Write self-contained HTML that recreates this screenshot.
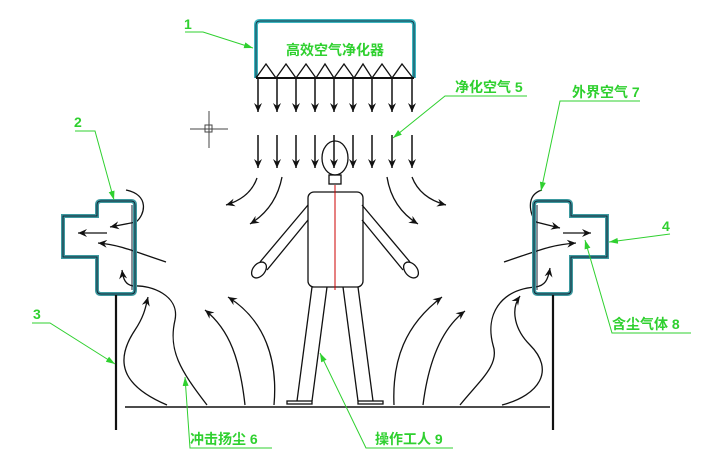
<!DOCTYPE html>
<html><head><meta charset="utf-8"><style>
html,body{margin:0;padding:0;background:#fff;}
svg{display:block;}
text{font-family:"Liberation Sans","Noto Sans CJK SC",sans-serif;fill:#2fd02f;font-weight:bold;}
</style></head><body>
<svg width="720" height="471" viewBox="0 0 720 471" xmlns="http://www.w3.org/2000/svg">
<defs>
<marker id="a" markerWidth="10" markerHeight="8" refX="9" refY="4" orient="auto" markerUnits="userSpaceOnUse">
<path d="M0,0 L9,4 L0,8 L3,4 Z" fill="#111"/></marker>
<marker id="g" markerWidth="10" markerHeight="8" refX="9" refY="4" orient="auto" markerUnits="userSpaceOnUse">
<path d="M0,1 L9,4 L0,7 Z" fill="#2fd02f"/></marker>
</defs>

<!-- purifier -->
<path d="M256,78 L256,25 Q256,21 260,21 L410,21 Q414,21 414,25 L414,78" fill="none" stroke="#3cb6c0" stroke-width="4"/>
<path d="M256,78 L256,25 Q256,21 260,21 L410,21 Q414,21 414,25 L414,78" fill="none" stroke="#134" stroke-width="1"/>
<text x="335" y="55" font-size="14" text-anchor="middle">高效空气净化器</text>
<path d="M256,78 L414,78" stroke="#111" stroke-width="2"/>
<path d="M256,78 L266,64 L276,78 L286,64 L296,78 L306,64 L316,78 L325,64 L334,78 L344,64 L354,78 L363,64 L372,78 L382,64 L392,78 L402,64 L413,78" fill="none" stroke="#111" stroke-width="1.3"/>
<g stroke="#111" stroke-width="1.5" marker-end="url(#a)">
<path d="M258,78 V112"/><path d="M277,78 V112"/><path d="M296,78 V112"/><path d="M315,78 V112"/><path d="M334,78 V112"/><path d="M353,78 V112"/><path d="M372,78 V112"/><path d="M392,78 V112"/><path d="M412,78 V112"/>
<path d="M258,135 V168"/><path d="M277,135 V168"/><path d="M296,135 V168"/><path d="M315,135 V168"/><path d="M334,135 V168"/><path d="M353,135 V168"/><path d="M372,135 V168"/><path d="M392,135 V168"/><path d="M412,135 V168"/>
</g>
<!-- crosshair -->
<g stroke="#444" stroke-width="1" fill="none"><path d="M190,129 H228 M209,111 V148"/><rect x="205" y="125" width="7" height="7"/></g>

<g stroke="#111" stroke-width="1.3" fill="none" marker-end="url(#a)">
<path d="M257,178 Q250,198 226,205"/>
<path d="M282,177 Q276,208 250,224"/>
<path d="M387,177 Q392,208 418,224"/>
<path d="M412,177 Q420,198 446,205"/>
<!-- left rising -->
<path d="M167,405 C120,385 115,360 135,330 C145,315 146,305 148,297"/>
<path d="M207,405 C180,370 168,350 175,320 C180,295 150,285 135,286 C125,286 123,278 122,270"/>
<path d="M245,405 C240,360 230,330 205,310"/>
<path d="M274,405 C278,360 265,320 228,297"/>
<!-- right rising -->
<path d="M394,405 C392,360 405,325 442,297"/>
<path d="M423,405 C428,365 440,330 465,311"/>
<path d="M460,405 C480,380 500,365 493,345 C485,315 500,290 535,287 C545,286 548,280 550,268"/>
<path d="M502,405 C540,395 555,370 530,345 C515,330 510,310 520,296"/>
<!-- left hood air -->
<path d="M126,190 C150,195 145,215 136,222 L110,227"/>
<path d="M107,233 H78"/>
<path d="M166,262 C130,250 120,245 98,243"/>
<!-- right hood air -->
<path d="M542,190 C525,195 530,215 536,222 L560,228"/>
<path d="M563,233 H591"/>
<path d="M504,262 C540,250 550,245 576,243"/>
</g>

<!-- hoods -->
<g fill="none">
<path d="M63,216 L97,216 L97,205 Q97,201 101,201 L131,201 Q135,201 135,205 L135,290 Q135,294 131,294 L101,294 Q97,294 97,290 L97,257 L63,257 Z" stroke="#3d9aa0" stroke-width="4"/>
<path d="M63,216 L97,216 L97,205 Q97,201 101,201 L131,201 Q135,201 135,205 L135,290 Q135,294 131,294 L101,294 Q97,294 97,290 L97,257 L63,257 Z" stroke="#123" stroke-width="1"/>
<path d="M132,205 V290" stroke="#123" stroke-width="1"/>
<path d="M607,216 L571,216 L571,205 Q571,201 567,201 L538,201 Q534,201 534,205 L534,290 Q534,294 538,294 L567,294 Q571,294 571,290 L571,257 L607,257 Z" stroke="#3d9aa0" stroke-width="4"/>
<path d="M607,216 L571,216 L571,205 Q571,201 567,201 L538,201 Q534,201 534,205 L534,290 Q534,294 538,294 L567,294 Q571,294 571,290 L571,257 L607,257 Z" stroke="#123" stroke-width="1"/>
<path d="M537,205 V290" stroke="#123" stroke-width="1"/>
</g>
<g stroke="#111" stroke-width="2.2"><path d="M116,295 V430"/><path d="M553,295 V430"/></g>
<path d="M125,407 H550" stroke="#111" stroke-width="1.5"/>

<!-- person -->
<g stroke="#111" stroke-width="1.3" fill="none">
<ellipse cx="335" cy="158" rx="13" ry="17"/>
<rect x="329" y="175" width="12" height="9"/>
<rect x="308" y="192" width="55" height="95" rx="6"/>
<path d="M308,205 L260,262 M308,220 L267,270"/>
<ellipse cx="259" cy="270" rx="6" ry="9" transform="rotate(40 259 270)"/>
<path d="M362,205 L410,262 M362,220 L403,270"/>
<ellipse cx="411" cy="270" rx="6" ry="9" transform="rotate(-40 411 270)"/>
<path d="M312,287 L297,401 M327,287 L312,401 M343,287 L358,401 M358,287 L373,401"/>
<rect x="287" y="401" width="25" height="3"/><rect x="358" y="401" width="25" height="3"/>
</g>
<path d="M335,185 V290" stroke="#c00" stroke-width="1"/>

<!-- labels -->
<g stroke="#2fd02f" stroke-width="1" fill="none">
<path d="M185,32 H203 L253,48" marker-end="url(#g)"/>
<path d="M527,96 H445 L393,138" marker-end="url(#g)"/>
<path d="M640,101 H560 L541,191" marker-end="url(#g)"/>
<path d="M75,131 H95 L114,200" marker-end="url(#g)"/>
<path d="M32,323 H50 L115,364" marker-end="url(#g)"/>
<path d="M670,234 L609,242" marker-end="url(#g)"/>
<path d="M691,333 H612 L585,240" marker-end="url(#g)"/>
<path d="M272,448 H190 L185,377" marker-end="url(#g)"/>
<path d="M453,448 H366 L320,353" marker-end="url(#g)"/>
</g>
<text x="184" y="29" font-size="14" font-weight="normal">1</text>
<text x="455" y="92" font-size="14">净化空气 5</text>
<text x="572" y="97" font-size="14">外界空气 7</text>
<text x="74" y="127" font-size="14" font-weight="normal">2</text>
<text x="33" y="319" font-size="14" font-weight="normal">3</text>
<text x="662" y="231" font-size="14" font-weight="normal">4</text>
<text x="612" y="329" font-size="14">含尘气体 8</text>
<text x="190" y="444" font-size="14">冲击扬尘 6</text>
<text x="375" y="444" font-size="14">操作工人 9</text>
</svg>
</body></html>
━━━━━━━━
TASK BRIEF
Exclude the pictures. Write out the remaining data exactly.

REPLY
Write self-contained HTML that recreates this screenshot.
<!DOCTYPE html>
<html><head><meta charset="utf-8"><style>
html,body{margin:0;padding:0;background:#fff;}
svg{display:block;}
text{font-family:"Liberation Sans","Noto Sans CJK SC",sans-serif;fill:#2fd02f;font-weight:bold;}
</style></head><body>
<svg width="720" height="471" viewBox="0 0 720 471" xmlns="http://www.w3.org/2000/svg">
<defs>
<marker id="a" markerWidth="10" markerHeight="8" refX="9" refY="4" orient="auto" markerUnits="userSpaceOnUse">
<path d="M0,0 L9,4 L0,8 L3,4 Z" fill="#111"/></marker>
<marker id="g" markerWidth="10" markerHeight="8" refX="9" refY="4" orient="auto" markerUnits="userSpaceOnUse">
<path d="M0,1 L9,4 L0,7 Z" fill="#2fd02f"/></marker>
</defs>

<!-- purifier -->
<path d="M256,78 L256,25 Q256,21 260,21 L410,21 Q414,21 414,25 L414,78" fill="none" stroke="#3cb6c0" stroke-width="4"/>
<path d="M256,78 L256,25 Q256,21 260,21 L410,21 Q414,21 414,25 L414,78" fill="none" stroke="#134" stroke-width="1"/>
<text x="335" y="55" font-size="14" text-anchor="middle">高效空气净化器</text>
<path d="M256,78 L414,78" stroke="#111" stroke-width="2"/>
<path d="M256,78 L266,64 L276,78 L286,64 L296,78 L306,64 L316,78 L325,64 L334,78 L344,64 L354,78 L363,64 L372,78 L382,64 L392,78 L402,64 L413,78" fill="none" stroke="#111" stroke-width="1.3"/>
<g stroke="#111" stroke-width="1.5" marker-end="url(#a)">
<path d="M258,78 V112"/><path d="M277,78 V112"/><path d="M296,78 V112"/><path d="M315,78 V112"/><path d="M334,78 V112"/><path d="M353,78 V112"/><path d="M372,78 V112"/><path d="M392,78 V112"/><path d="M412,78 V112"/>
<path d="M258,135 V168"/><path d="M277,135 V168"/><path d="M296,135 V168"/><path d="M315,135 V168"/><path d="M334,135 V168"/><path d="M353,135 V168"/><path d="M372,135 V168"/><path d="M392,135 V168"/><path d="M412,135 V168"/>
</g>
<!-- crosshair -->
<g stroke="#444" stroke-width="1" fill="none"><path d="M190,129 H228 M209,111 V148"/><rect x="205" y="125" width="7" height="7"/></g>

<g stroke="#111" stroke-width="1.3" fill="none" marker-end="url(#a)">
<path d="M257,178 Q250,198 226,205"/>
<path d="M282,177 Q276,208 250,224"/>
<path d="M387,177 Q392,208 418,224"/>
<path d="M412,177 Q420,198 446,205"/>
<!-- left rising -->
<path d="M167,405 C120,385 115,360 135,330 C145,315 146,305 148,297"/>
<path d="M207,405 C180,370 168,350 175,320 C180,295 150,285 135,286 C125,286 123,278 122,270"/>
<path d="M245,405 C240,360 230,330 205,310"/>
<path d="M274,405 C278,360 265,320 228,297"/>
<!-- right rising -->
<path d="M394,405 C392,360 405,325 442,297"/>
<path d="M423,405 C428,365 440,330 465,311"/>
<path d="M460,405 C480,380 500,365 493,345 C485,315 500,290 535,287 C545,286 548,280 550,268"/>
<path d="M502,405 C540,395 555,370 530,345 C515,330 510,310 520,296"/>
<!-- left hood air -->
<path d="M126,190 C150,195 145,215 136,222 L110,227"/>
<path d="M107,233 H78"/>
<path d="M166,262 C130,250 120,245 98,243"/>
<!-- right hood air -->
<path d="M542,190 C525,195 530,215 536,222 L560,228"/>
<path d="M563,233 H591"/>
<path d="M504,262 C540,250 550,245 576,243"/>
</g>

<!-- hoods -->
<g fill="none">
<path d="M63,216 L97,216 L97,205 Q97,201 101,201 L131,201 Q135,201 135,205 L135,290 Q135,294 131,294 L101,294 Q97,294 97,290 L97,257 L63,257 Z" stroke="#3d9aa0" stroke-width="4"/>
<path d="M63,216 L97,216 L97,205 Q97,201 101,201 L131,201 Q135,201 135,205 L135,290 Q135,294 131,294 L101,294 Q97,294 97,290 L97,257 L63,257 Z" stroke="#123" stroke-width="1"/>
<path d="M132,205 V290" stroke="#123" stroke-width="1"/>
<path d="M607,216 L571,216 L571,205 Q571,201 567,201 L538,201 Q534,201 534,205 L534,290 Q534,294 538,294 L567,294 Q571,294 571,290 L571,257 L607,257 Z" stroke="#3d9aa0" stroke-width="4"/>
<path d="M607,216 L571,216 L571,205 Q571,201 567,201 L538,201 Q534,201 534,205 L534,290 Q534,294 538,294 L567,294 Q571,294 571,290 L571,257 L607,257 Z" stroke="#123" stroke-width="1"/>
<path d="M537,205 V290" stroke="#123" stroke-width="1"/>
</g>
<g stroke="#111" stroke-width="2.2"><path d="M116,295 V430"/><path d="M553,295 V430"/></g>
<path d="M125,407 H550" stroke="#111" stroke-width="1.5"/>

<!-- person -->
<g stroke="#111" stroke-width="1.3" fill="none">
<ellipse cx="335" cy="158" rx="13" ry="17"/>
<rect x="329" y="175" width="12" height="9"/>
<rect x="308" y="192" width="55" height="95" rx="6"/>
<path d="M308,205 L260,262 M308,220 L267,270"/>
<ellipse cx="259" cy="270" rx="6" ry="9" transform="rotate(40 259 270)"/>
<path d="M362,205 L410,262 M362,220 L403,270"/>
<ellipse cx="411" cy="270" rx="6" ry="9" transform="rotate(-40 411 270)"/>
<path d="M312,287 L297,401 M327,287 L312,401 M343,287 L358,401 M358,287 L373,401"/>
<rect x="287" y="401" width="25" height="3"/><rect x="358" y="401" width="25" height="3"/>
</g>
<path d="M335,185 V290" stroke="#c00" stroke-width="1"/>

<!-- labels -->
<g stroke="#2fd02f" stroke-width="1" fill="none">
<path d="M185,32 H203 L253,48" marker-end="url(#g)"/>
<path d="M527,96 H445 L393,138" marker-end="url(#g)"/>
<path d="M640,101 H560 L541,191" marker-end="url(#g)"/>
<path d="M75,131 H95 L114,200" marker-end="url(#g)"/>
<path d="M32,323 H50 L115,364" marker-end="url(#g)"/>
<path d="M670,234 L609,242" marker-end="url(#g)"/>
<path d="M691,333 H612 L585,240" marker-end="url(#g)"/>
<path d="M272,448 H190 L185,377" marker-end="url(#g)"/>
<path d="M453,448 H366 L320,353" marker-end="url(#g)"/>
</g>
<text x="184" y="29" font-size="14" font-weight="normal">1</text>
<text x="455" y="92" font-size="14">净化空气 5</text>
<text x="572" y="97" font-size="14">外界空气 7</text>
<text x="74" y="127" font-size="14" font-weight="normal">2</text>
<text x="33" y="319" font-size="14" font-weight="normal">3</text>
<text x="662" y="231" font-size="14" font-weight="normal">4</text>
<text x="612" y="329" font-size="14">含尘气体 8</text>
<text x="190" y="444" font-size="14">冲击扬尘 6</text>
<text x="375" y="444" font-size="14">操作工人 9</text>
</svg>
</body></html>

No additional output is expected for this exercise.